In the Sept. 9 decision from the Supreme Court, it said that the Commonwealth Court was directed to include in its review the sections of the Second Class City Code and the Pennsylvania Human Relations Act cited by the City.
Carl Engel of Cohen Seglias Pallas Greenhall & Furman in Philadelphia previously said in the case of the Paid Sick Days Act, the Supreme Court did find a state law which would allow for such an ordinance – but said it did not for the Safe and Secure Buildings Act, and indicated that it remained to be seen if such state law existed which would hold up for the one regarding Section 8 housing.
“It’s always going to be a public policy issue here, so the Court is always going to look at the net effect – and they don’t say this in the opinion, but maybe you could argue that they were more inclined to pass the sick leave law because it kind of touches on families and seems to be more of a factor in people’s everyday lives than this disaster training [in the Safe and Secure Buildings Act],” Engel said.
Pittsburgh’s Assistant City Solicitor Wendy Kobee previously explained that in a brief, the City cited both the Second Class City Code and the Pennsylvania Human Relations Act as state laws which would permit the Section 8 housing ordinance.
“Both of those laws are consistent with the Supreme Court’s reasoning in the Paid Sick Days case,” Kobee said.
However, the Commonwealth Court totally disagreed with the City in its analysis of the law. Judge Ellen Ceisler authored the Court’s panel opinion in this matter, issued March 12.
“Applying the Supreme Court’s reasoning in Pennsylvania Restaurant to the source-of-income ordinance, we conclude that the City has failed to satisfy the exception to the Business Exclusion of the Home Rule Law. There is an insufficient nexus between the cited provision of the Second Class City Code or the cited provisions of the PHRA and the Ordinance’s mandate that all residential landlords in the City participate in the federal Section 8 Program,” Ceisler said.

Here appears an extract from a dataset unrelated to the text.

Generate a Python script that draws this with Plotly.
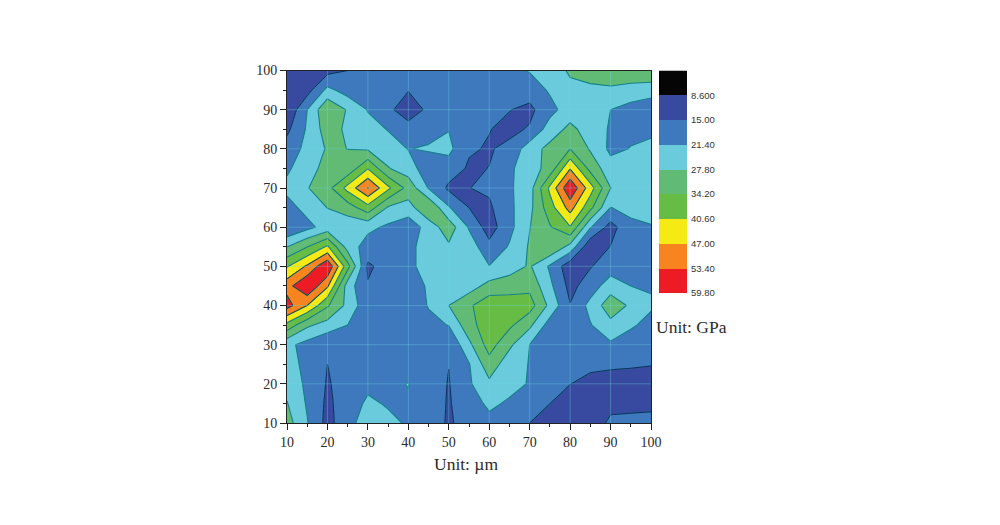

“The ordinance here broadly encompasses all property owners who operate residential rental businesses in the City. By defining ‘source of income’ to include federal housing assistance and Section 8 Program vouchers, the ordinance goes far beyond its intended objective of protecting City residents from housing discrimination. The City has now made a voluntary federal program mandatory for all residential landlords in the City.”
Ceisler stated as a result, the landlords in question will be “required to enter into contracts with the Housing Authority, accept rental payments from the Housing Authority, and comply with the numerous terms and conditions applicable to Section 8 program participants prescribed by the federal government.”
“As in Pennsylvania Restaurant, we conclude that ‘no statutory provision cited by the City comes close to authorizing such requirements.’ While the City’s enactment of the ordinance was undoubtedly well intended, we find that the ordinance places more than mere ‘incidental or de minimis’ burdens on private businesses in violation of the Business Exclusion. Accordingly, because we conclude that the City has not established express statutory authority to enact the source-of-income ordinance pursuant to Pennsylvania Restaurant, we affirm the trial court’s order.”